Return each line of the data below verbatim; pictures are to be left out.

#### Data section ####

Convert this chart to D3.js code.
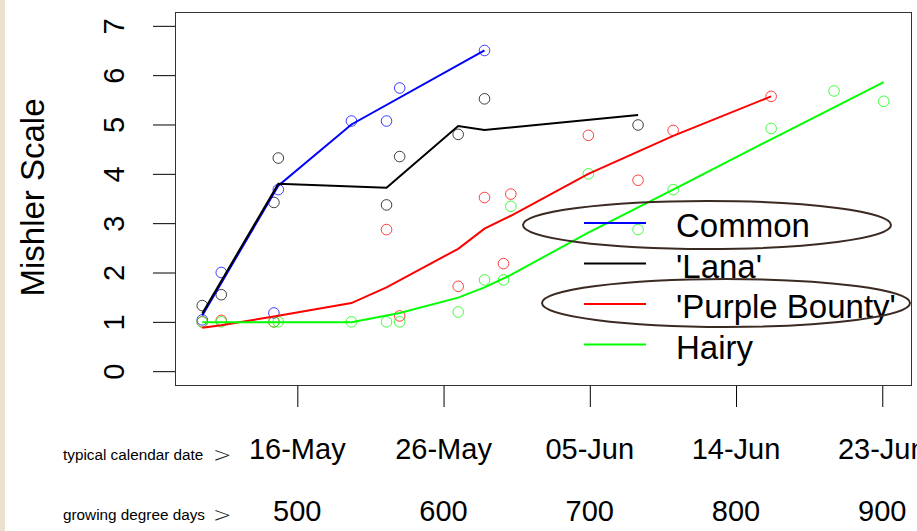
<!DOCTYPE html>
<html>
<head>
<meta charset="utf-8">
<script src="https://cdn.jsdelivr.net/npm/d3@7/dist/d3.min.js"></script>
<style>
  body { margin: 0; background: #fff; }
  svg { display: block; font-family: "Liberation Sans", Arial, sans-serif; }
</style>
</head>
<body>
<svg id="chart" width="917" height="531"></svg>
<script>
// observed scores (Mishler scale) by growing degree days
const commonGdd = [435, 448, 484, 487, 537, 561, 570, 628];
const commonScore = [1.04, 2.0, 1.18, 3.68, 5.07, 5.07, 5.74, 6.5];
const commonFitGdd = [435, 487, 537, 628];
const commonFit = [1.13, 3.76, 5.0, 6.5];

const lanaGdd = [435, 448, 484, 487, 561, 570, 610, 628, 733];
const lanaScore = [1.33, 1.55, 3.42, 4.32, 3.37, 4.35, 4.8, 5.52, 4.99];
const lanaFitGdd = [435, 487, 561, 610, 628, 733];
const lanaFit = [1.17, 3.8, 3.72, 4.97, 4.89, 5.19];

const purpleGdd = [435, 448, 484, 561, 570, 610, 628, 641, 646, 699, 733, 757, 824];
const purpleScore = [1.0, 1.03, 1.0, 2.87, 1.12, 1.72, 3.52, 2.18, 3.59, 4.78, 3.87, 4.88, 5.57];
const purpleFitGdd = [435, 448, 484, 537, 561, 610, 628, 646, 699, 733, 757, 824];
const purpleFit = [0.88, 0.93, 1.11, 1.38, 1.7, 2.48, 2.89, 3.15, 4.0, 4.45, 4.77, 5.57];

const hairyGdd = [435, 448, 484, 487, 537, 561, 570, 610, 628, 641, 646, 699, 733, 757, 824, 867, 901];
const hairyScore = [1.0, 1.0, 1.0, 1.0, 1.0, 1.0, 1.0, 1.2, 1.85, 1.85, 3.34, 4.0, 2.87, 3.68, 4.92, 5.68, 5.47];
const hairyFitGdd = [435, 537, 570, 610, 628, 646, 699, 757, 824, 901];
const hairyFit = [0.99, 0.99, 1.18, 1.49, 1.7, 1.95, 2.81, 3.68, 4.7, 5.86];

const seriesNames = ['Common', "'Lana'", "'Purple Bounty'", 'Hairy'];
const seriesColors = ['#0000ff', '#000000', '#ff0000', '#00ff00'];

const gddTicks = [500, 600, 700, 800, 900];
const dateLabels = ['16-May', '26-May', '05-Jun', '14-Jun', '23-Jun'];
const yTicks = [0, 1, 2, 3, 4, 5, 6, 7];

const zip = (xs, ys) => xs.map((d, i) => [d, ys[i]]);

const series = [
  { points: zip(commonGdd, commonScore), fit: zip(commonFitGdd, commonFit) },
  { points: zip(lanaGdd, lanaScore), fit: zip(lanaFitGdd, lanaFit) },
  { points: zip(purpleGdd, purpleScore), fit: zip(purpleFitGdd, purpleFit) },
  { points: zip(hairyGdd, hairyScore), fit: zip(hairyFitGdd, hairyFit) }
];
series.forEach((s, i) => { s.name = seriesNames[i]; s.color = seriesColors[i]; });

const box = { left: 175, right: 911, top: 12, bottom: 385 };
const svg = d3.select('#chart');

// beige page edge on the far left
svg.append('rect').attr('x', 0).attr('y', 0).attr('width', 5).attr('height', 531).attr('fill', '#ece2cf');

// R style 4% padding around the data range
const ext = d3.extent([].concat(commonGdd, lanaGdd, purpleGdd, hairyGdd));
const pad = (ext[1] - ext[0]) * 0.04;
const x = d3.scaleLinear().domain([ext[0] - pad, ext[1] + pad]).range([box.left, box.right]);
const y = d3.scaleLinear().domain([-0.28, 7.28]).range([box.bottom, box.top]);

// y axis
const yAxis = svg.append('g')
    .attr('transform', 'translate(' + box.left + ',0)')
    .call(d3.axisLeft(y).tickValues(yTicks).tickSize(22).tickSizeOuter(0).tickFormat(d3.format('d')));
yAxis.select('.domain').remove();
yAxis.selectAll('line').attr('stroke', '#000');
yAxis.selectAll('text')
    .attr('x', null).attr('dy', null)
    .attr('transform', 'translate(-51,0) rotate(-90)')
    .attr('text-anchor', 'middle')
    .attr('font-size', 29)
    .attr('fill', '#000');

svg.append('text')
    .attr('transform', 'translate(44,' + ((98 + 297) / 2) + ') rotate(-90)')
    .attr('text-anchor', 'middle')
    .attr('font-size', 33)
    .text('Mishler Scale');

// x axis ticks only; labels are set as two rows below
const xAxis = svg.append('g')
    .attr('transform', 'translate(0,' + box.bottom + ')')
    .call(d3.axisBottom(x).tickValues(gddTicks).tickSize(22).tickSizeOuter(0).tickFormat(''));
xAxis.select('.domain').remove();
xAxis.selectAll('line').attr('stroke', '#000');

svg.selectAll('.dateLabel')
    .data(gddTicks)
    .join('text')
    .attr('class', 'dateLabel')
    .attr('x', d => x(d))
    .attr('y', 459)
    .attr('text-anchor', 'middle')
    .attr('font-size', 29)
    .text((d, i) => dateLabels[i]);

svg.selectAll('.gddLabel')
    .data(gddTicks)
    .join('text')
    .attr('class', 'gddLabel')
    .attr('x', d => x(d))
    .attr('y', 521)
    .attr('text-anchor', 'middle')
    .attr('font-size', 29)
    .text(d => d);

const rowLabels = [['typical calendar date', 460], ['growing degree days', 520]];
rowLabels.forEach(r => {
  svg.append('text').attr('x', 63).attr('y', r[1]).attr('font-size', 15.3).text(r[0]);
  svg.append('text').attr('x', 213).attr('y', r[1] + 2)
      .attr('font-family', 'DejaVu Sans').attr('font-size', 22).attr('font-weight', 200)
      .attr('fill', '#222').text('>');
});

// data
const line = d3.line().x(d => x(d[0])).y(d => y(d[1]));
const plot = svg.append('g');

series.forEach(s => {
  plot.append('g').selectAll('circle')
      .data(s.points)
      .join('circle')
      .attr('cx', d => x(d[0]))
      .attr('cy', d => y(d[1]))
      .attr('r', 5.3)
      .attr('fill', 'none')
      .attr('stroke', s.color)
      .attr('stroke-opacity', 0.75)
      .attr('stroke-width', 1);
});

series.forEach(s => {
  plot.append('path')
      .datum(s.fit)
      .attr('d', line)
      .attr('fill', 'none')
      .attr('stroke', s.color)
      .attr('stroke-width', 2);
});

// plot frame
svg.append('rect')
    .attr('x', box.left + 0.5).attr('y', box.top + 0.5)
    .attr('width', box.right - box.left).attr('height', box.bottom - box.top)
    .attr('fill', 'none').attr('stroke', '#333').attr('stroke-width', 1);

// legend
const legend = svg.append('g');
series.forEach((s, i) => {
  const base = 237 + i * 40.5;
  legend.append('line')
      .attr('x1', 584).attr('x2', 646)
      .attr('y1', base - 14).attr('y2', base - 14)
      .attr('stroke', s.color).attr('stroke-width', 2);
  legend.append('text')
      .attr('x', 676).attr('y', base)
      .attr('font-size', 33)
      .text(s.name);
});

// hand drawn ellipses around two of the legend entries
const rings = [[707, 225, 184, 24], [726, 303, 184, 24]];
rings.forEach(r => {
  svg.append('ellipse')
      .attr('cx', r[0]).attr('cy', r[1]).attr('rx', r[2]).attr('ry', r[3])
      .attr('fill', 'none').attr('stroke', '#3b2a22').attr('stroke-width', 2);
});
</script>
</body>
</html>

####

= Written solution =
Convert this chart to D3.js code.
<!DOCTYPE html>
<html>
<head>
<meta charset="utf-8">
<script src="https://cdn.jsdelivr.net/npm/d3@7/dist/d3.min.js"></script>
<style>
  body { margin: 0; background: #fff; }
  svg { display: block; font-family: "Liberation Sans", Arial, sans-serif; }
</style>
</head>
<body>
<svg id="chart" width="917" height="531"></svg>
<script>
// observed scores (Mishler scale) by growing degree days
const commonGdd = [435, 448, 484, 487, 537, 561, 570, 628];
const commonScore = [1.04, 2.0, 1.18, 3.68, 5.07, 5.07, 5.74, 6.5];
const commonFitGdd = [435, 487, 537, 628];
const commonFit = [1.13, 3.76, 5.0, 6.5];

const lanaGdd = [435, 448, 484, 487, 561, 570, 610, 628, 733];
const lanaScore = [1.33, 1.55, 3.42, 4.32, 3.37, 4.35, 4.8, 5.52, 4.99];
const lanaFitGdd = [435, 487, 561, 610, 628, 733];
const lanaFit = [1.17, 3.8, 3.72, 4.97, 4.89, 5.19];

const purpleGdd = [435, 448, 484, 561, 570, 610, 628, 641, 646, 699, 733, 757, 824];
const purpleScore = [1.0, 1.03, 1.0, 2.87, 1.12, 1.72, 3.52, 2.18, 3.59, 4.78, 3.87, 4.88, 5.57];
const purpleFitGdd = [435, 448, 484, 537, 561, 610, 628, 646, 699, 733, 757, 824];
const purpleFit = [0.88, 0.93, 1.11, 1.38, 1.7, 2.48, 2.89, 3.15, 4.0, 4.45, 4.77, 5.57];

const hairyGdd = [435, 448, 484, 487, 537, 561, 570, 610, 628, 641, 646, 699, 733, 757, 824, 867, 901];
const hairyScore = [1.0, 1.0, 1.0, 1.0, 1.0, 1.0, 1.0, 1.2, 1.85, 1.85, 3.34, 4.0, 2.87, 3.68, 4.92, 5.68, 5.47];
const hairyFitGdd = [435, 537, 570, 610, 628, 646, 699, 757, 824, 901];
const hairyFit = [0.99, 0.99, 1.18, 1.49, 1.7, 1.95, 2.81, 3.68, 4.7, 5.86];

const seriesNames = ['Common', "'Lana'", "'Purple Bounty'", 'Hairy'];
const seriesColors = ['#0000ff', '#000000', '#ff0000', '#00ff00'];

const gddTicks = [500, 600, 700, 800, 900];
const dateLabels = ['16-May', '26-May', '05-Jun', '14-Jun', '23-Jun'];
const yTicks = [0, 1, 2, 3, 4, 5, 6, 7];

const zip = (xs, ys) => xs.map((d, i) => [d, ys[i]]);

const series = [
  { points: zip(commonGdd, commonScore), fit: zip(commonFitGdd, commonFit) },
  { points: zip(lanaGdd, lanaScore), fit: zip(lanaFitGdd, lanaFit) },
  { points: zip(purpleGdd, purpleScore), fit: zip(purpleFitGdd, purpleFit) },
  { points: zip(hairyGdd, hairyScore), fit: zip(hairyFitGdd, hairyFit) }
];
series.forEach((s, i) => { s.name = seriesNames[i]; s.color = seriesColors[i]; });

const box = { left: 175, right: 911, top: 12, bottom: 385 };
const svg = d3.select('#chart');

// beige page edge on the far left
svg.append('rect').attr('x', 0).attr('y', 0).attr('width', 5).attr('height', 531).attr('fill', '#ece2cf');

// R style 4% padding around the data range
const ext = d3.extent([].concat(commonGdd, lanaGdd, purpleGdd, hairyGdd));
const pad = (ext[1] - ext[0]) * 0.04;
const x = d3.scaleLinear().domain([ext[0] - pad, ext[1] + pad]).range([box.left, box.right]);
const y = d3.scaleLinear().domain([-0.28, 7.28]).range([box.bottom, box.top]);

// y axis
const yAxis = svg.append('g')
    .attr('transform', 'translate(' + box.left + ',0)')
    .call(d3.axisLeft(y).tickValues(yTicks).tickSize(22).tickSizeOuter(0).tickFormat(d3.format('d')));
yAxis.select('.domain').remove();
yAxis.selectAll('line').attr('stroke', '#000');
yAxis.selectAll('text')
    .attr('x', null).attr('dy', null)
    .attr('transform', 'translate(-51,0) rotate(-90)')
    .attr('text-anchor', 'middle')
    .attr('font-size', 29)
    .attr('fill', '#000');

svg.append('text')
    .attr('transform', 'translate(44,' + ((98 + 297) / 2) + ') rotate(-90)')
    .attr('text-anchor', 'middle')
    .attr('font-size', 33)
    .text('Mishler Scale');

// x axis ticks only; labels are set as two rows below
const xAxis = svg.append('g')
    .attr('transform', 'translate(0,' + box.bottom + ')')
    .call(d3.axisBottom(x).tickValues(gddTicks).tickSize(22).tickSizeOuter(0).tickFormat(''));
xAxis.select('.domain').remove();
xAxis.selectAll('line').attr('stroke', '#000');

svg.selectAll('.dateLabel')
    .data(gddTicks)
    .join('text')
    .attr('class', 'dateLabel')
    .attr('x', d => x(d))
    .attr('y', 459)
    .attr('text-anchor', 'middle')
    .attr('font-size', 29)
    .text((d, i) => dateLabels[i]);

svg.selectAll('.gddLabel')
    .data(gddTicks)
    .join('text')
    .attr('class', 'gddLabel')
    .attr('x', d => x(d))
    .attr('y', 521)
    .attr('text-anchor', 'middle')
    .attr('font-size', 29)
    .text(d => d);

const rowLabels = [['typical calendar date', 460], ['growing degree days', 520]];
rowLabels.forEach(r => {
  svg.append('text').attr('x', 63).attr('y', r[1]).attr('font-size', 15.3).text(r[0]);
  svg.append('text').attr('x', 213).attr('y', r[1] + 2)
      .attr('font-family', 'DejaVu Sans').attr('font-size', 22).attr('font-weight', 200)
      .attr('fill', '#222').text('>');
});

// data
const line = d3.line().x(d => x(d[0])).y(d => y(d[1]));
const plot = svg.append('g');

series.forEach(s => {
  plot.append('g').selectAll('circle')
      .data(s.points)
      .join('circle')
      .attr('cx', d => x(d[0]))
      .attr('cy', d => y(d[1]))
      .attr('r', 5.3)
      .attr('fill', 'none')
      .attr('stroke', s.color)
      .attr('stroke-opacity', 0.75)
      .attr('stroke-width', 1);
});

series.forEach(s => {
  plot.append('path')
      .datum(s.fit)
      .attr('d', line)
      .attr('fill', 'none')
      .attr('stroke', s.color)
      .attr('stroke-width', 2);
});

// plot frame
svg.append('rect')
    .attr('x', box.left + 0.5).attr('y', box.top + 0.5)
    .attr('width', box.right - box.left).attr('height', box.bottom - box.top)
    .attr('fill', 'none').attr('stroke', '#333').attr('stroke-width', 1);

// legend
const legend = svg.append('g');
series.forEach((s, i) => {
  const base = 237 + i * 40.5;
  legend.append('line')
      .attr('x1', 584).attr('x2', 646)
      .attr('y1', base - 14).attr('y2', base - 14)
      .attr('stroke', s.color).attr('stroke-width', 2);
  legend.append('text')
      .attr('x', 676).attr('y', base)
      .attr('font-size', 33)
      .text(s.name);
});

// hand drawn ellipses around two of the legend entries
const rings = [[707, 225, 184, 24], [726, 303, 184, 24]];
rings.forEach(r => {
  svg.append('ellipse')
      .attr('cx', r[0]).attr('cy', r[1]).attr('rx', r[2]).attr('ry', r[3])
      .attr('fill', 'none').attr('stroke', '#3b2a22').attr('stroke-width', 2);
});
</script>
</body>
</html>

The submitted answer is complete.